#### What is required
Leaving out every picture, retype the lines below from the top through the one that contains "plt.rcParams['font.family'] = ['Noto".

#### Supplied information
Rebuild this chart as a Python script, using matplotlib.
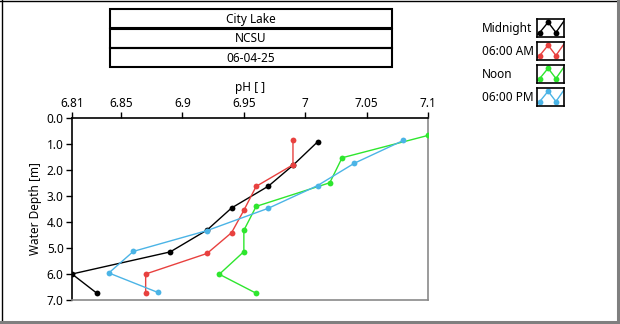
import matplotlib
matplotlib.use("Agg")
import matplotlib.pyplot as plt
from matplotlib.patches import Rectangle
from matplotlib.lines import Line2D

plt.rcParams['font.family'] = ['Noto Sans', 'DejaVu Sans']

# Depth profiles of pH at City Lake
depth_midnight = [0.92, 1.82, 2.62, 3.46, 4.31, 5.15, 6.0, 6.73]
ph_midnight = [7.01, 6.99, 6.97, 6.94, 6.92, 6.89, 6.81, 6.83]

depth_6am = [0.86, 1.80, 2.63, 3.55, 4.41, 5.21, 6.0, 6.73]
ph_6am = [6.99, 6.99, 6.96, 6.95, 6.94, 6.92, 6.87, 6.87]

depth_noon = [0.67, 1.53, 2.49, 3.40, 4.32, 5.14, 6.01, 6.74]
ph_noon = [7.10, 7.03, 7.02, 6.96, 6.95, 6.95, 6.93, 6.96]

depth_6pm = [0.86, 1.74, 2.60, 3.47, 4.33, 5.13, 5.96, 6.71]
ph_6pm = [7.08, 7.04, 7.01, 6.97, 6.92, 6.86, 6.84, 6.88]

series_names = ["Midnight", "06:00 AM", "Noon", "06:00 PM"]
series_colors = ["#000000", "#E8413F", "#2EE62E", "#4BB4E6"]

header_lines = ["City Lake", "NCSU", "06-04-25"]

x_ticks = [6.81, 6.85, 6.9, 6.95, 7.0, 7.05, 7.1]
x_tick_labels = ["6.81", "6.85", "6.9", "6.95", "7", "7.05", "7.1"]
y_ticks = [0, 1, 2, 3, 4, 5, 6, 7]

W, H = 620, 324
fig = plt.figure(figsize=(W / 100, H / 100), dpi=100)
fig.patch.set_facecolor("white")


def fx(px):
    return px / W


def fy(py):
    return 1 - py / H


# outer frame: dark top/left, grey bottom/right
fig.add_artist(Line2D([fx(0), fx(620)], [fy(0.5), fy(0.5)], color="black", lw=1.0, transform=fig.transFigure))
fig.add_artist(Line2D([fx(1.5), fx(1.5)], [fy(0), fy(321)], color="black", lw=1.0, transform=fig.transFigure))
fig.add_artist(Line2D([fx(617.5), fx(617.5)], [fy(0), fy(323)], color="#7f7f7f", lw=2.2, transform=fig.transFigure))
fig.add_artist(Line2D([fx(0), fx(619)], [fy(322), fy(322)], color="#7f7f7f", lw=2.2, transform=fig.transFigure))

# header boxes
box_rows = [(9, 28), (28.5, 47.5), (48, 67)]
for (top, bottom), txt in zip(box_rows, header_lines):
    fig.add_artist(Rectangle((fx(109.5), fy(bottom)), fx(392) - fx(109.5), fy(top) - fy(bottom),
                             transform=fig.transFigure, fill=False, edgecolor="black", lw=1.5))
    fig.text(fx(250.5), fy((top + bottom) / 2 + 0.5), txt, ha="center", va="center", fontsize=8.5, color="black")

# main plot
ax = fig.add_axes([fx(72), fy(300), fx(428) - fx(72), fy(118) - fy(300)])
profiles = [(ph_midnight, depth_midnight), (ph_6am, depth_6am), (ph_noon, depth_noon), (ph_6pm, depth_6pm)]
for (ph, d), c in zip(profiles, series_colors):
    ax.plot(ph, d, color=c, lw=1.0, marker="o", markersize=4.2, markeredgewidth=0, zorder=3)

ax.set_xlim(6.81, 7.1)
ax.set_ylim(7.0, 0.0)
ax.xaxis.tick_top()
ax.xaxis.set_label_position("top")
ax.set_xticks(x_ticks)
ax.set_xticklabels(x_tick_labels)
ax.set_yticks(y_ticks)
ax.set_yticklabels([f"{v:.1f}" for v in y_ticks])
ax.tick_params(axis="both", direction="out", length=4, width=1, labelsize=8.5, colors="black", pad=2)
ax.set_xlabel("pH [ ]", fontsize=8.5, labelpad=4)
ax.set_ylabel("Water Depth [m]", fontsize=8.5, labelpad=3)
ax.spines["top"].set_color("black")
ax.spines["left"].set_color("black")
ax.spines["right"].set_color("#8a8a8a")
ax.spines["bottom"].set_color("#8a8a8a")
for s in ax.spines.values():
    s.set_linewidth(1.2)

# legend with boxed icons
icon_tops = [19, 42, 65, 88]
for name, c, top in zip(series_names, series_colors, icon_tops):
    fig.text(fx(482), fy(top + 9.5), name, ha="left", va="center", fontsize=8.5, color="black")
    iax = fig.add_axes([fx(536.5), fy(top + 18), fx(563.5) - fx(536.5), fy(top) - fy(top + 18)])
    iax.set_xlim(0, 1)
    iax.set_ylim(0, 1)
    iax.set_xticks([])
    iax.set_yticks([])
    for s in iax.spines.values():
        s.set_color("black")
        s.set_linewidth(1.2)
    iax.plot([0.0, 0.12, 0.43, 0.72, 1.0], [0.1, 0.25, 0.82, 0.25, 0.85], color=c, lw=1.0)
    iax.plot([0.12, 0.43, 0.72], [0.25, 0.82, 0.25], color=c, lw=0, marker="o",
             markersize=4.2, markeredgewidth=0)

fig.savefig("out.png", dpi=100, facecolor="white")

#### Exercise result
Rebuild this chart as a Python script, using matplotlib.
import matplotlib
matplotlib.use("Agg")
import matplotlib.pyplot as plt
from matplotlib.patches import Rectangle
from matplotlib.lines import Line2D

plt.rcParams['font.family'] = ['Noto Sans', 'DejaVu Sans']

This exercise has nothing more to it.